Before moving on, Councilmember Laurene Weste gave a plea that the City budget to help out the Senior Center. Apparently, a sum of $75,000 is urgently needed to help support the Meals-on-Wheels program so vital to the senior community. Said Weste “You cannot let grandmas and grandpas of America starve in their communities.” Everyone largely fell in line behind the need to ensure funding, and the City Manager promised to make sure this was reflected when the budget returned on the 24th.
Then it was time to deal with traffic on Benz Road. This is one of many instances in the valley where “residential streets carry major traffic flows” as A. Ferdman nicely summed it up. People looking for shortcuts drive on Benz Road at high rates of speed. This in turn threatens the safety of residents and diminishes the quality of life for homeowners. But if you block traffic flow through Benz, cut-through drivers will simply destroy the quality of life for people living on adjacent streets. Andrew Yi, City Traffic Engineer, made a presentation covering the results of a recent survey on this very dilemma.

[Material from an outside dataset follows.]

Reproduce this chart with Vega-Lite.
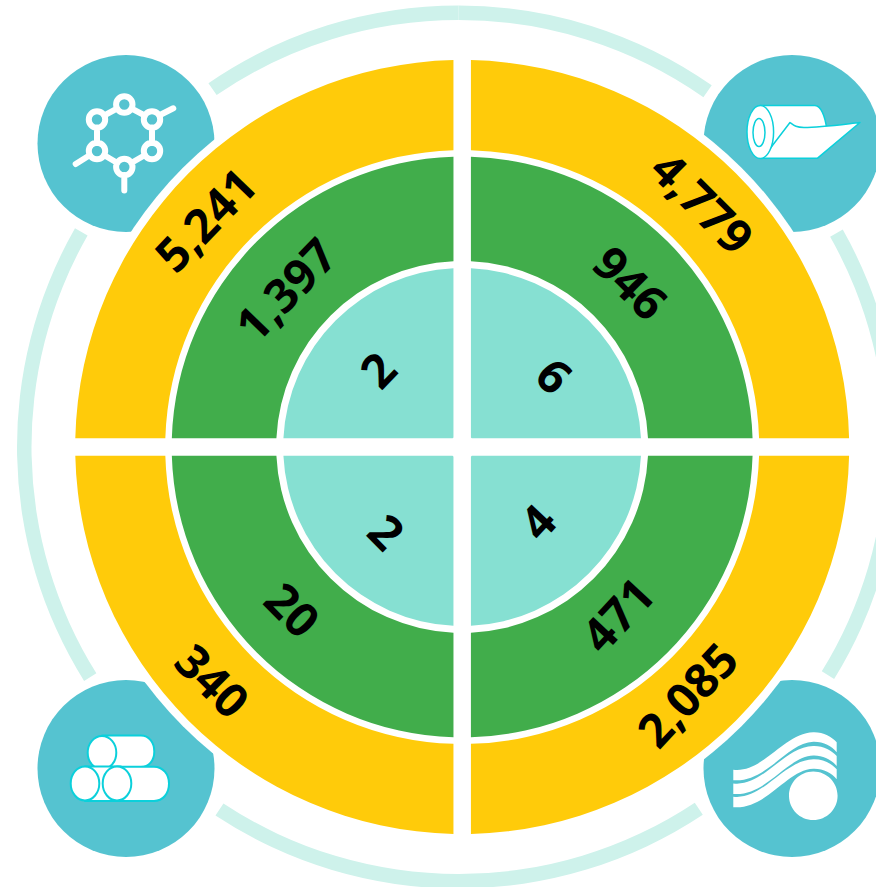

T’would’st have been better for Mr. Yi if this survey had ne'er been sent out.
Indeed, it pitted neighbor against neighbor, was extraordinarily biased, and it delivered the predicted result: most people want the traffic patterns on Benz Road to stay the same because they like using it as a shortcut. There were plenty of Benz Road residents ready to give the survey the skewering it so richly deserved, and plenty of nearby residents ready to support it in hopes that the traffic headaches wouldn’t be diverted their way.
Here is a small sampling of what was said. I withhold credit for the quotations because I think I got the names mixed up along the way—so much for blogger credibility, eh?

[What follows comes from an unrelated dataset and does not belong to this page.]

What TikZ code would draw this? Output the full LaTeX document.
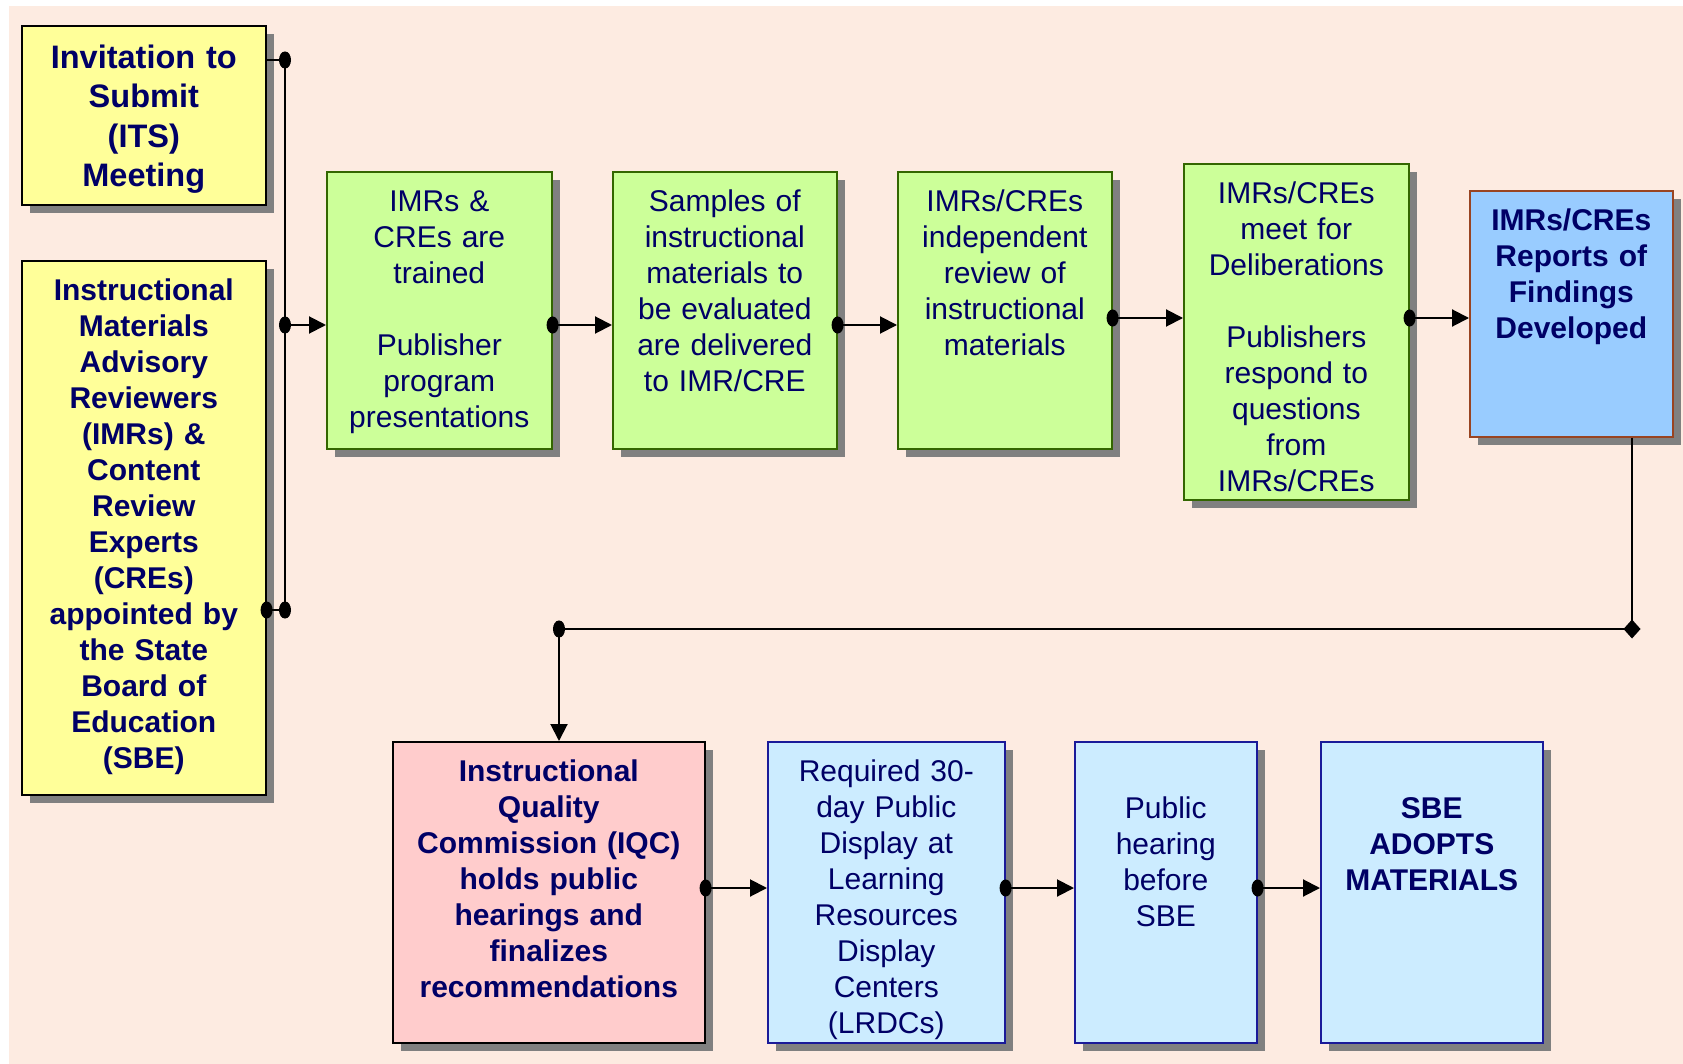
\documentclass[tikz,border=0pt]{standalone}
\usepackage{fontspec}
\setmainfont{Liberation Sans}
\usetikzlibrary{arrows.meta}
\usetikzlibrary{shadows}
\definecolor{peach-bg}{HTML}{FDEBE1}
\definecolor{its-yellow}{HTML}{FFFF99}
\definecolor{step-green}{HTML}{CCFF99}
\definecolor{green-line}{HTML}{336600}
\definecolor{report-blue}{HTML}{99CCFF}
\definecolor{report-line}{HTML}{994422}
\definecolor{iqc-pink}{HTML}{FFCCCC}
\definecolor{sbe-blue}{HTML}{CCECFF}
\definecolor{sbe-line}{HTML}{1A1A99}
\definecolor{ink}{HTML}{000066}

\begin{document}
\begin{tikzpicture}[x=1pt, y=-1pt, font=\fontsize{30}{36}\selectfont,
  box/.style={draw, line width=1.6pt, anchor=north west, inner sep=0pt, align=center,
    text=ink, text height=40pt,
    drop shadow={shadow xshift=8pt, shadow yshift=-8pt, opacity=1, fill=black!50}},
  bold/.style={font=\fontsize{30}{36}\selectfont\bfseries},
  size/.style 2 args={text width=#1pt, text depth=#2pt},
  wire/.style={line width=2pt},
  conn/.style={wire, {Ellipse[length=12pt, width=17pt]}-{Triangle[length=17pt, width=17pt]},
    shorten <=-6pt}]
\useasboundingbox (0,0) rectangle (1683,1064);
\fill[peach-bg] (9,6) rectangle (1683,1064);

% appointed / invited (left column)
\node[box, fill=its-yellow, size={244}{136.5}, text height=42.5pt,
  font=\fontsize{32.5}{39.5}\selectfont\bfseries]
  (its) at (21,25)
  {Invitation to\\Submit\\(ITS)\\Meeting};
\node[box, fill=its-yellow, size={244}{494}, bold]
  (imar) at (21,260)
  {Instructional\\Materials\\Advisory\\Reviewers\\(IMRs) \&\\Content\\Review\\Experts\\(CREs)\\appointed by\\the State\\Board of\\Education\\(SBE)};

% review steps
\node[box, fill=step-green, draw=green-line, size={225}{237}]
  (train) at (326,171)
  {IMRs \&\\CREs are\\trained\\[36pt]Publisher\\program\\presentations};
\node[box, fill=step-green, draw=green-line, size={224}{237}]
  (deliver) at (612,171)
  {Samples of\\instructional\\materials to\\be evaluated\\are delivered\\to IMR/CRE};
\node[box, fill=step-green, draw=green-line, size={214}{237}]
  (review) at (897,171)
  {IMRs/CREs\\independent\\review of\\instructional\\materials};
\node[box, fill=step-green, draw=green-line, size={225}{296}]
  (delib) at (1183,163)
  {IMRs/CREs\\meet for\\Deliberations\\[36pt]Publishers\\respond to\\questions\\from\\IMRs/CREs};
\node[box, fill=report-blue, draw=report-line, size={203}{206}, bold]
  (reports) at (1469,190)
  {IMRs/CREs\\Reports of\\Findings\\Developed};

% commission and board
\node[box, fill=iqc-pink, size={312}{261}, bold]
  (iqc) at (392,741)
  {Instructional\\Quality\\Commission (IQC)\\holds public\\hearings and\\finalizes\\recommendations};
\node[box, fill=sbe-blue, draw=sbe-line, size={237}{261}]
  (display) at (767,741)
  {Required 30-\\day Public\\Display at\\Learning\\Resources\\Display\\Centers\\(LRDCs)};
\node[box, fill=sbe-blue, draw=sbe-line, size={182}{224}, text height=77pt]
  (hearing) at (1074,741)
  {Public\\hearing\\before\\SBE};
\node[box, fill=sbe-blue, draw=sbe-line, size={222}{224}, text height=77pt, bold]
  (adopt) at (1320,741)
  {SBE\\ADOPTS\\MATERIALS};

% connectors
\coordinate (bus-top) at (285,60);
\coordinate (bus-mid) at (285,325);
\coordinate (bus-bot) at (285,610);
\coordinate (row-hi) at (0,318);
\coordinate (row-low) at (0,888);
\coordinate (turn-r) at (1632,629);
\coordinate (turn-l) at (559,629);

\draw[wire] (bus-top) -- (bus-bot);
\draw[wire, -{Ellipse[length=12pt, width=17pt]}, shorten >=-6pt] (its.east |- bus-top) -- (bus-top);
\draw[wire, {Ellipse[length=12pt, width=17pt]}-{Ellipse[length=12pt, width=17pt]},
  shorten <=-6pt, shorten >=-6pt] (imar.east |- bus-bot) -- (bus-bot);
\draw[conn, shorten <=-6pt] (bus-mid) -- (bus-mid -| train.west);
\foreach \a/\b in {train/deliver, deliver/review}
  \draw[conn] (\a.east |- bus-mid) -- (bus-mid -| \b.west);
\foreach \a/\b in {review/delib, delib/reports}
  \draw[conn] (\a.east |- row-hi) -- (row-hi -| \b.west);

\draw[wire] (reports.south -| turn-r) -- (turn-r);
\draw[wire, {Diamond[length=17pt, width=19pt]}-{Ellipse[length=12pt, width=17pt]},
  shorten <=-8.5pt, shorten >=-6pt] (turn-r) -- (turn-l);
\draw[wire, -{Triangle[length=17pt, width=17pt]}] (turn-l) -- (turn-l |- iqc.north);

\foreach \a/\b in {iqc/display, display/hearing, hearing/adopt}
  \draw[conn] (\a.east |- row-low) -- (row-low -| \b.west);
\end{tikzpicture}
\end{document}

“Andrew…you’re throwing us under the bus. There’ve been many times when…I don’t know what to say I’m so angry right now.”

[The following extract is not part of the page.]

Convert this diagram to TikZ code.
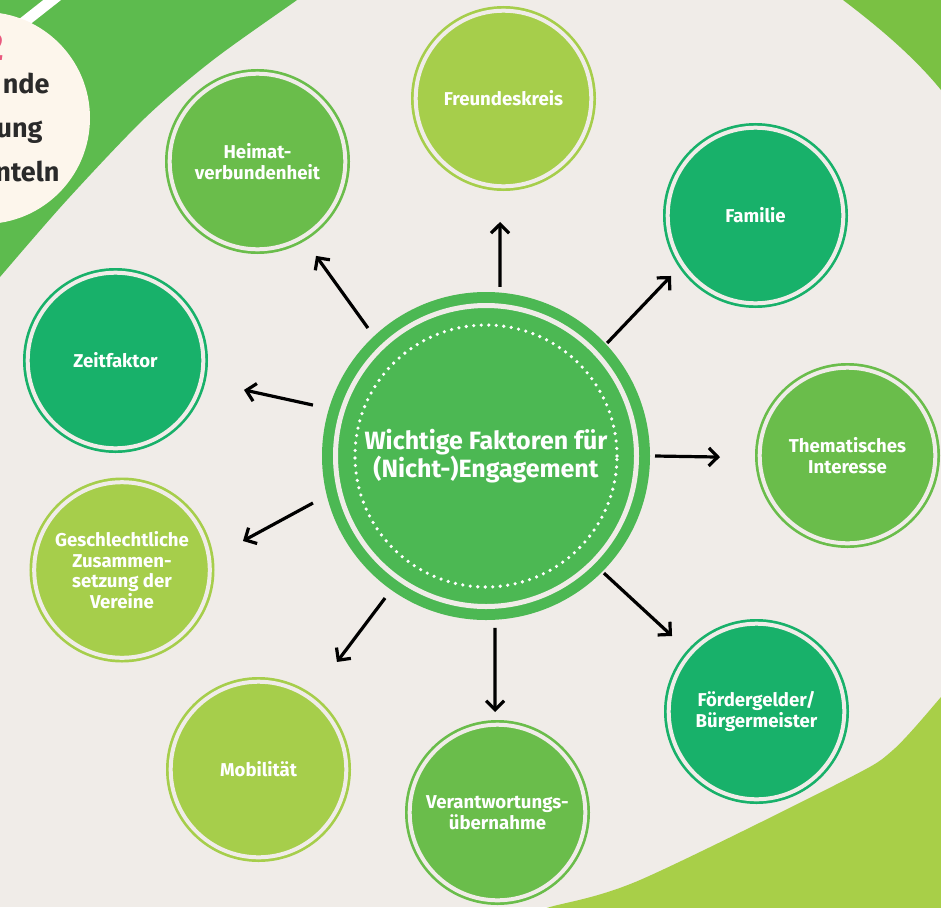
\documentclass[tikz,border=0pt]{standalone}
\usepackage{fontspec}
\setmainfont{Fira Sans}
\usetikzlibrary{arrows.meta,calc}
\definecolor{bgbeige}{HTML}{F0ECE8}
\definecolor{tlgreen}{HTML}{5DBB4E}
\definecolor{trgreen}{HTML}{7AC143}
\definecolor{brgreen}{HTML}{A8CF48}
\definecolor{creamc}{HTML}{FDF6EC}
\definecolor{pinkc}{HTML}{E9587E}
\definecolor{darktxt}{HTML}{2A2A2A}
\definecolor{lightg}{HTML}{A6CE4B}
\definecolor{midg}{HTML}{6ABD4B}
\definecolor{tealg}{HTML}{18B16A}
\definecolor{centg}{HTML}{4CB853}
\begin{document}
\begin{tikzpicture}[x=1pt,y=1pt,
  sat/.style={circle,minimum size=175.6pt,inner sep=0pt,fill=#1,draw=#1,line width=2.7pt,
    double=bgbeige,double distance=4pt,text=white,align=center,
    font=\bfseries\fontsize{18.6}{20.5}\selectfont},
  arr/.style={line width=3.2pt,black,-{Straight Barb[length=9pt,width=18pt]}},
  sidetxt/.style={anchor=base east,text=darktxt,font=\bfseries\fontsize{27}{27}\selectfont}]
\useasboundingbox (0,0) rectangle (941,-907);
\begin{scope}
\clip (0,0) rectangle (941,-907);
\fill[bgbeige] (0,0) rectangle (941,-907);
% top-left green
\fill[tlgreen] plot[smooth] coordinates {(310,10) (297,0) (213,-60) (145,-118) (67,-200) (0,-277) (-10,-290)} -- (-10,10) -- cycle;
% top-right green
\fill[trgreen] (843,0) .. controls (880,-28) and (915,-58) .. (941,-90) -- (945,-90) -- (945,5) -- (843,5) -- cycle;
% bottom-right green
\fill[brgreen] plot[smooth] coordinates {(520,-915) (550,-907) (640,-880) (845,-780) (893,-750) (941,-697) (950,-685)} -- (950,-915) -- cycle;
% white stripe
\draw[white,line width=11pt] (75,18) -- (-5,-45);
% cream circle
\fill[creamc] (-16,-118) circle[radius=106];
\end{scope}
\node[anchor=base east,text=pinkc,font=\bfseries\fontsize{40}{40}\selectfont] (t2) at (8,-60) {2};
\node[sidetxt] (t3) at (53,-93) {nde};
\node[sidetxt] (t4) at (46,-137) {ung};
\node[sidetxt] (t5) at (63,-181) {nteln};
% central node
\node[circle,minimum size=301pt,inner sep=0pt,fill=centg,draw=centg,line width=11pt,
  double=bgbeige,double distance=5pt,text=white,align=center,
  font=\bfseries\fontsize{25}{28}\selectfont] (c) at (486,-456) {Wichtige Faktoren für\\(Nicht-)Engagement};
\draw[white,line width=3.6pt,line cap=round,dash pattern=on 0pt off 7.52pt] (c.center) circle[radius=131];
% satellites
\node[sat=lightg] (fr) at (503.5,-98.5) {Freundeskreis};
\node[sat=midg] (he) at (257.5,-161.5) {Heimat-\\verbundenheit};
\node[sat=tealg] (fa) at (755.5,-215.5) {Familie};
\node[sat=tealg] (ze) at (115.5,-360.5) {Zeitfaktor};
\node[sat=midg] (th) at (847.5,-455.5) {Thematisches\\Interesse};
\node[sat=lightg] (ge) at (122,-570) {Geschlechtliche\\Zusammen-\\setzung der\\Vereine};
\node[sat=lightg] (mo) at (258.5,-769.5) {Mobilität};
\node[sat=midg] (ve) at (497.5,-812.5) {Verantwortungs-\\übernahme};
\node[sat=tealg] (fo) at (756.5,-711.5) {Fördergelder/\\Bürgermeister};
% arrows
\draw[arr] ($(c)+(85.3:169.6)$) -- ($(fr)+(268.4:123.5)$);
\draw[arr] ($(c)+(132.7:174.1)$) -- ($(he)+(-58.2:111.1)$);
\draw[arr] ($(c)+(43.0:165.6)$) -- ($(fa)+(215.6:103.9)$);
\draw[arr] ($(c)+(163.6:180.4)$) -- ($(ze)+(-12.9:131.8)$);
\draw[arr] ($(c)+(0:169)$) -- ($(th)+(180.7:127.5)$);
\draw[arr] ($(c)+(195.2:179.3)$) -- ($(ge)+(13.5:124.4)$);
\draw[arr] ($(c)+(234.6:174.3)$) -- ($(mo)+(53.9:133.1)$);
\draw[arr] ($(c)+(273:172.2)$) -- ($(ve)+(91.4:100.5)$);
\draw[arr] ($(c)+(-44.8:166.2)$) -- ($(fo)+(138.2:113.3)$);
\end{tikzpicture}
\end{document}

“Convenience is never as important as safety.”
“I’m very disappointed in the City Council. You have not kept your word, nor do I believe you ever intended to.”
“The situation is going to go from nightmare to beyond belief.”
“Part of good government is good planning.”
“You do not throw an entire neighborhood to the sharks.”
“How much longer do they have to live like this?”
Some of these comments got really dramatic—even tearful. One woman claimed that as she crossed the street, a motorist accelerated from his pause at a stop sign and tried to hit her! We even heard the story of a man who brandished a gun after a Benz Street woman told him to slow down! The lives and safety of children were said to be riding on how the Benz Road issue was resolved.
Councilmember Marsha McLean demonstrated her frustration over all this. “What are the physical solutions? Period! That’s all. What are the solutions?”
Mayor Pro-Tem Frank Ferry took a different approach, urging thoughtful decision-making since any decision will make a policy statement. He brought up de facto policies of never cul-de-sac-ing public roads or adding speed bumps.
The discussion vollied back and forth from City Attorney to Yi to councilmembers to Pulskamp for a while, with the only conclusion being that enough direction has been given for the City to work on and Ken Pulskamp to report back shortly. In short, it is far from "over", and everyone will be trying to answer to the disparate demands of residents of Benz Road, their worried neighbors, and convenience-seeking commuters.